I want to get off the beaten track and away from anywhere really touristy, I'm concerned about safety and want to go somewhere I can get about relatively easily, either by public transport or hire car. Do you have any suggestions?
Malawi is a gentle introduction to Africa
I have the opportunity to take a three-week holiday from work in the next two months and I would like to use the time to visit a place I have never been before. I have travelled fairly extensively in the Middle East, Asia and Europe, so I'm considering an African country. However, while I want to get off the beaten track and away from anywhere really touristy, I'm concerned about safety and want to go somewhere I can get about relatively easily, either by public transport or hire car. Do you have any suggestions?

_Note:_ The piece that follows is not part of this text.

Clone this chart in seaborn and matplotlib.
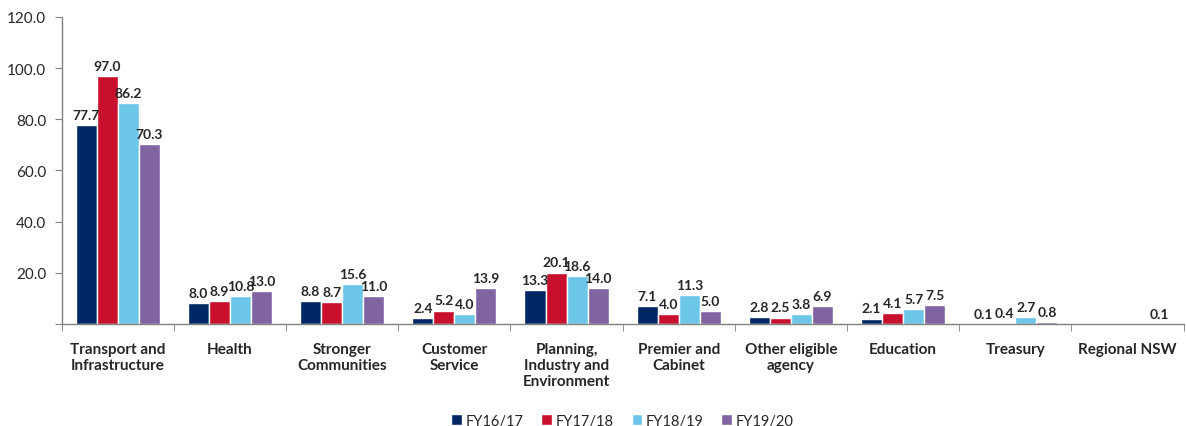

A place attracting much attention this year is Malawi, a relatively small and undeveloped country and one of the safest in Africa. The current season is cool and dry so this is the ideal time to travel there; three weeks will also be enough time to see a lot of the country at a pace which will allow you to unwind. While occasional theft occurs from lodgings, robberies and violent crime against tourists is extremely rare. The country is now used to tourists without being touristy; in recent years many travellers have returned with positive reports about their experiences in the country, which, while poor, is relatively easy to get around and it may even send you home questioning some of your previously held values and opinions.
Malawi has a number of worthwhile sites including Lake Malawi, which contains over 500 species of fish and is a popular place for snorkellers and divers, most of whom base themselves at Cape Maclear, which has a laid-back collection of travellers' accommodation on a beautiful promontory at the lake's southern end. There are several national parks and nature reserves which offer magnificent landsapes and good opportunities for hiking and wildlife-watching. While it's not a traditional safari destination, it is a good place for birdwatching; you can also find elephants, hippos, antelopes, zebras, buffaloes and occasionally, leopards.
You can get around either in an organised tour or by public transport, or you can hire a car. A network of fast buses operates between major towns and slower buses between the smaller places. Main roads are of good quality, while rural roads are often potholed. If you are in a group, it may be worth hiring a car from a company such as Avis (www.avis.com), which has offices in the capital Lilongwe and Blantyre. Domestic flights with Air Malawi (www.airmalawi.com) are cheap. Hotel accomodation, particularly in rural areas, tends towards the basic, although in the main towns you will find small, attractive hotels and guest houses with modern facilities from US$50 (Dh184) per night. Credit cards are not widely accepted outside of the main cities so it is advisable to take a supply of cash and/or travellers' cheques. You will also need to check with your doctor to see what inoculations you require.